Sytuacja staje się jeszcze bardziej dramatyczna, gdy uświadomimy sobie, że w tym zalewie słów, których już nam się nie chce słuchać, ginie często słowo jedyne w swoim rodzaju, słowo najważniejsze, słowo Boga. Ilu chrześcijan regularnie czyta Pismo Święte? Ilu z nas nasłuchuje w modlitewnym milczeniu tego, co może Pan Bóg zechciałby nam powiedzieć? Wolimy zagłuszyć wszystko klepanymi czasem bezmyślnie słowami takich czy innych pacierzy. Można by wykonać prosty test: czy w tym momencie pamiętasz jeszcze słowa czytań, które przed chwilą wybrzmiały tutaj?
 
W tym momencie warto przypomnieć sobie zasadniczą sprawę. Wiara Izraela, której dziedzicami jesteśmy, była cała nastawiona na słuchanie. Słuchaj, Izraelu! (por. Pwt 6, 4) – od tych słów zaczyna się podstawowe i najważniejsze wyznanie wiary, recytowane codziennie przez każdego wierzącego Żyda. Pan Jezus nie tylko tego nie zmienił, ale poszedł jeszcze dalej. Powiedział, że Jego pokarmem jest posłuszeństwo Ojcu, przez to posłuszeństwo odkupił nas, a przecież w wielu językach, również i w języku polskim, słowo „posłuszeństwo” pochodzi od słowa „słuchać”.
 
Cud, który opisuje dzisiejsza Ewangelia, cud przywrócenia słuchu człowiekowi głuchemu, dotyczy właśnie tego, o czym mówimy. Oczywiście, można widzieć w tym cudzie wypełnienie przepowiedni proroka Izajasza, którą usłyszeliśmy w pierwszym czytaniu, a więc znak, że oto spełniają się słowa Pisma, oto Zbawiciel jest rzeczywiście pomiędzy nami. Ale cud ten ma jeszcze głębsze znaczenie.
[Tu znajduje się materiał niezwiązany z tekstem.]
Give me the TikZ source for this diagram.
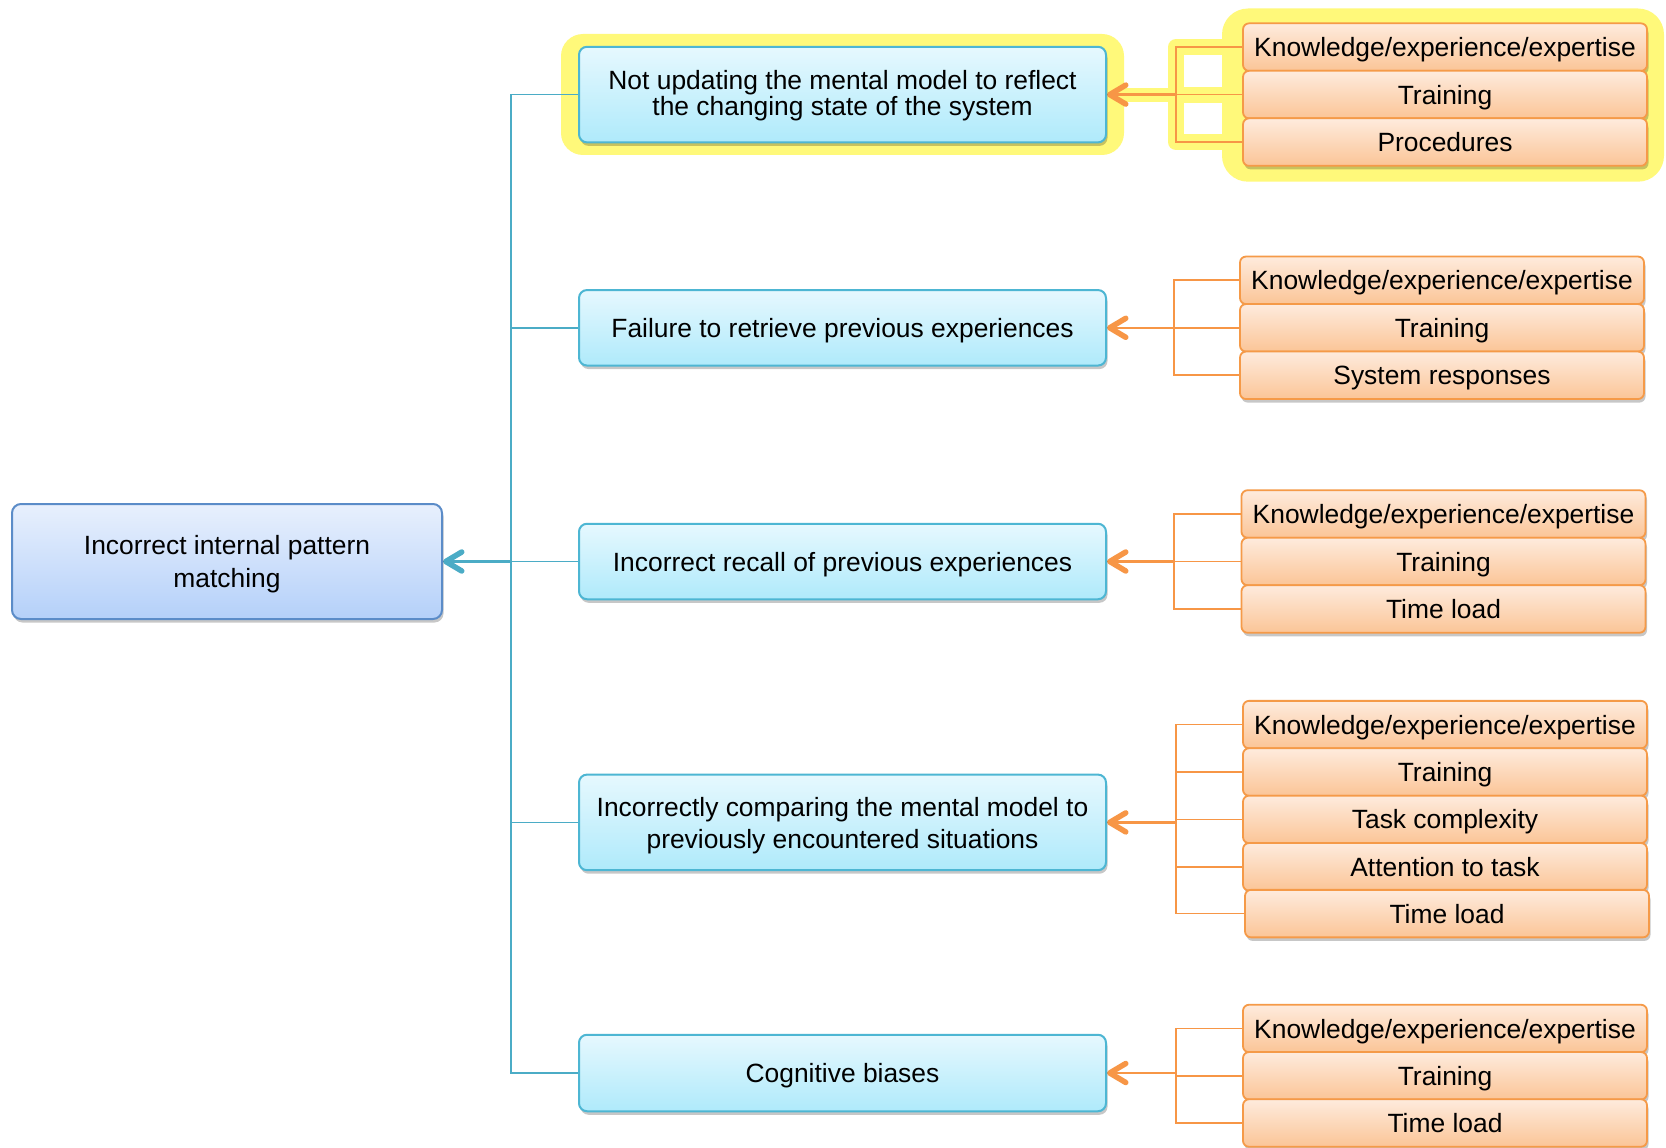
\documentclass[tikz,border=0pt]{standalone}
\usepackage{fontspec}
\setmainfont{Liberation Sans}
\usetikzlibrary{arrows.meta,shadows}

\definecolor{hilite}{HTML}{FFF97A}
\definecolor{trunkc}{HTML}{4BACC6}
\definecolor{orangec}{HTML}{F79646}
\definecolor{bluetop}{HTML}{E6F8FE}
\definecolor{bluebot}{HTML}{AFEAFB}
\definecolor{blueedge}{HTML}{4DB6D3}
\definecolor{roottop}{HTML}{E8F0FD}
\definecolor{rootbot}{HTML}{B4D0F9}
\definecolor{rootedge}{HTML}{5B8CC8}
\definecolor{ortop}{HTML}{FEEBDD}
\definecolor{orbot}{HTML}{FBC597}
\definecolor{oredge}{HTML}{F59A48}

\pgfdeclarelayer{paper}
\pgfdeclarelayer{hl}
\pgfdeclarelayer{conn}
\pgfsetlayers{paper,hl,conn,main}

% invisible height to push the first line of a box down a little
\newcommand{\ascent}[1]{\rule{0pt}{#1}}

\tikzset{
  boxshadow/.style={drop shadow={shadow xshift=1.5pt, shadow yshift=-3.5pt, fill=black, opacity=0.22}},
  rootbox/.style={rounded corners=9pt, line width=2pt, draw=rootedge, top color=roottop, bottom color=rootbot,
    boxshadow, minimum width=430pt, minimum height=115pt, inner sep=0pt, align=center,
    font=\fontsize{26.4}{33}\selectfont},
  causebox/.style={rounded corners=8pt, line width=2pt, draw=blueedge, top color=bluetop, bottom color=bluebot,
    boxshadow, minimum width=527pt, inner sep=0pt, align=center},
  oneline/.style={text height=21pt, text depth=2pt},
  factorbox/.style={rounded corners=6pt, line width=1.8pt, draw=oredge, top color=ortop, bottom color=orbot,
    boxshadow, minimum width=404pt, minimum height=47.5pt, inner sep=0pt, oneline,
    font=\fontsize{26.4}{30}\selectfont},
  barb/.style={-{Straight Barb[length=16pt,width=19pt,line width=5.5pt,round]}},
  trunkline/.style={draw=trunkc, line width=1.8pt},
  rootarrow/.style={draw=trunkc, line width=2.6pt, barb},
  branch/.style={draw=orangec, line width=1.7pt},
  brancharrow/.style={draw=orangec, line width=2.6pt, barb},
  highlight/.style={fill=hilite, rounded corners=22pt},
  hiliteline/.style={draw=hilite, line width=16pt, line join=round},
}

\begin{document}
\begin{tikzpicture}[x=1pt,y=-1pt]
  \begin{pgfonlayer}{paper}
    \useasboundingbox[fill=white] (0,0) rectangle (1666,1147);
  \end{pgfonlayer}

  % first cause and its factor group
  \node[causebox, minimum height=95.6pt, font=\fontsize{26.4}{26}\selectfont] (b1) at (842.5,94.6)
    {\ascent{21pt}Not updating the mental model to reflect\\the changing state of the system};
  \node[factorbox] (f11) at (1445,47.1) {Knowledge/experience/expertise};
  \node[factorbox] (f12) at (1445,94.6) {Training};
  \node[factorbox] (f13) at (1445,142.1) {Procedures};
  \coordinate (g1) at (1176,94.6);

  % second cause
  \node[causebox, oneline, minimum height=75.5pt, font=\fontsize{26.4}{30}\selectfont] (b2) at (842.5,327.8)
    {Failure to retrieve previous experiences};
  \node[factorbox] (f21) at (1442,280.3) {Knowledge/experience/expertise};
  \node[factorbox] (f22) at (1442,327.8) {Training};
  \node[factorbox] (f23) at (1442,375.3) {System responses};
  \coordinate (g2) at (1174,327.8);

  % third cause
  \node[causebox, oneline, minimum height=75.5pt, font=\fontsize{26.4}{30}\selectfont] (b3) at (842.5,561.5)
    {Incorrect recall of previous experiences};
  \node[factorbox] (f31) at (1443.5,514) {Knowledge/experience/expertise};
  \node[factorbox] (f32) at (1443.5,561.5) {Training};
  \node[factorbox] (f33) at (1443.5,609) {Time load};
  \coordinate (g3) at (1174,561.5);

  % fourth cause
  \node[causebox, minimum height=95.6pt, font=\fontsize{26.4}{32}\selectfont] (b4) at (842.5,822.4)
    {\ascent{25pt}Incorrectly comparing the mental model to\\previously encountered situations};
  \node[factorbox] (f41) at (1445,724.6) {Knowledge/experience/expertise};
  \node[factorbox] (f42) at (1445,772) {Training};
  \node[factorbox] (f43) at (1445,819.4) {Task complexity};
  \node[factorbox] (f44) at (1445,866.8) {Attention to task};
  \node[factorbox] (f45) at (1447,913.6) {Time load};
  \coordinate (g4) at (1176,822.4);

  % fifth cause
  \node[causebox, oneline, minimum height=76.5pt, font=\fontsize{26.4}{30}\selectfont] (b5) at (842.5,1073)
    {Cognitive biases};
  \node[factorbox] (f51) at (1445,1028.5) {Knowledge/experience/expertise};
  \node[factorbox] (f52) at (1445,1075.8) {Training};
  \node[factorbox] (f53) at (1445,1123) {Time load};
  \coordinate (g5) at (1176,1073);

  % root effect
  \node[rootbox] (root) at (227,561.5) {\ascent{25pt}Incorrect internal pattern\\matching};
  \coordinate (j) at (511,561.5);

  % yellow emphasis behind the first cause, its factors and their links
  \begin{pgfonlayer}{hl}
    \fill[highlight] (561,34) rectangle (1124,155);
    \fill[highlight, rounded corners=26pt] (1222,8.5) rectangle (1664,181.7);
    \draw[hiliteline] (f11.west) -- (f11.west -| g1) -- (f13.west -| g1) -- (f13.west);
    \draw[hiliteline] (f12.west) -- (f12.west -| g1);
    \draw[hiliteline, line width=14pt] (g1) -- (b1.east);
  \end{pgfonlayer}

  \begin{pgfonlayer}{conn}
    % cause links into the root
    \draw[trunkline] (b1.west) -- (b1.west -| j) -- (b5.west -| j) -- (b5.west);
    \draw[trunkline] (b2.west) -- (b2.west -| j);
    \draw[trunkline] (b3.west) -- (j);
    \draw[trunkline] (b4.west) -- (b4.west -| j);
    \draw[rootarrow] (j) -- (root.east);

    % factor brackets
    \draw[branch] (f11.west) -- (f11.west -| g1) -- (f13.west -| g1) -- (f13.west);
    \draw[branch] (f12.west) -- (f12.west -| g1);
    \draw[brancharrow] (g1) -- (b1.east);

    \draw[branch] (f21.west) -- (f21.west -| g2) -- (f23.west -| g2) -- (f23.west);
    \draw[branch] (f22.west) -- (f22.west -| g2);
    \draw[brancharrow] (g2) -- (b2.east);

    \draw[branch] (f31.west) -- (f31.west -| g3) -- (f33.west -| g3) -- (f33.west);
    \draw[branch] (f32.west) -- (f32.west -| g3);
    \draw[brancharrow] (g3) -- (b3.east);

    \draw[branch] (f41.west) -- (f41.west -| g4) -- (f45.west -| g4) -- (f45.west);
    \draw[branch] (f42.west) -- (f42.west -| g4);
    \draw[branch] (f43.west) -- (f43.west -| g4);
    \draw[branch] (f44.west) -- (f44.west -| g4);
    \draw[brancharrow] (g4) -- (b4.east);

    \draw[branch] (f51.west) -- (f51.west -| g5) -- (f53.west -| g5) -- (f53.west);
    \draw[branch] (f52.west) -- (f52.west -| g5);
    \draw[brancharrow] (g5) -- (b5.east);
  \end{pgfonlayer}
\end{tikzpicture}
\end{document}
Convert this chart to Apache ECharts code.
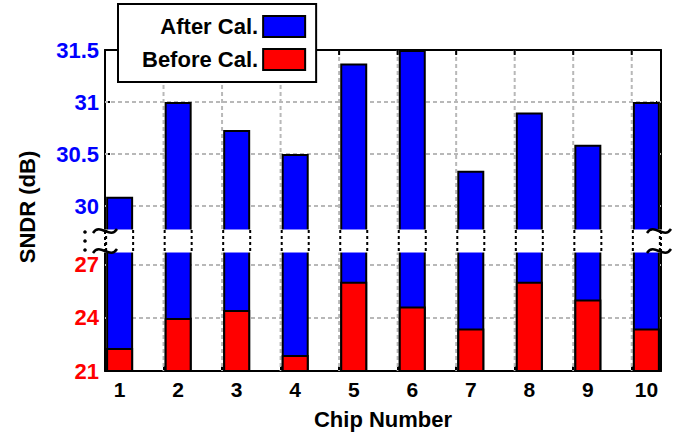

Chrystus przywracając słuch głuchemu, zwraca go niejako społeczeństwu, bo oto przywraca mu zdolność komunikacji z innymi, możliwość pełnego uczestniczenia w życiu społeczności. A zatem ważnym elementem misji Chrystusa jest właśnie to – odbudowa relacji, stworzenie prawdziwej wspólnoty, otworzenie nas – właśnie to usłyszeliśmy w słowie „effatha – otwórz się” – na drugiego człowieka.
 
Upewnia nas w tym drugie czytanie, z Listu św. Jakuba, pozornie niezwiązane z pozostałymi dwoma. Słuchanie otwiera nas na drugiego człowieka. Pozwala – poprzez przyjęcie tego, co ofiarowuje nam swoimi słowami, co objawia nam na swój temat – spojrzeć głębiej, poza to, co zewnętrzne, jego status majątkowy, wygląd, tytuły... Pozwala dostrzec dziecko Boga, dostrzec mojego brata, a koniec końców samego Chrystusa, który spotyka mnie w tym człowieku.
Prośmy dziś o dar otwarcia uszu naszego serca, o zdolność słuchania – słuchania drugiego człowieka, być może żyjącego z tobą pod jednym dachem, słuchania Boga, żyjącego w tobie, w świątyni twojej duszy.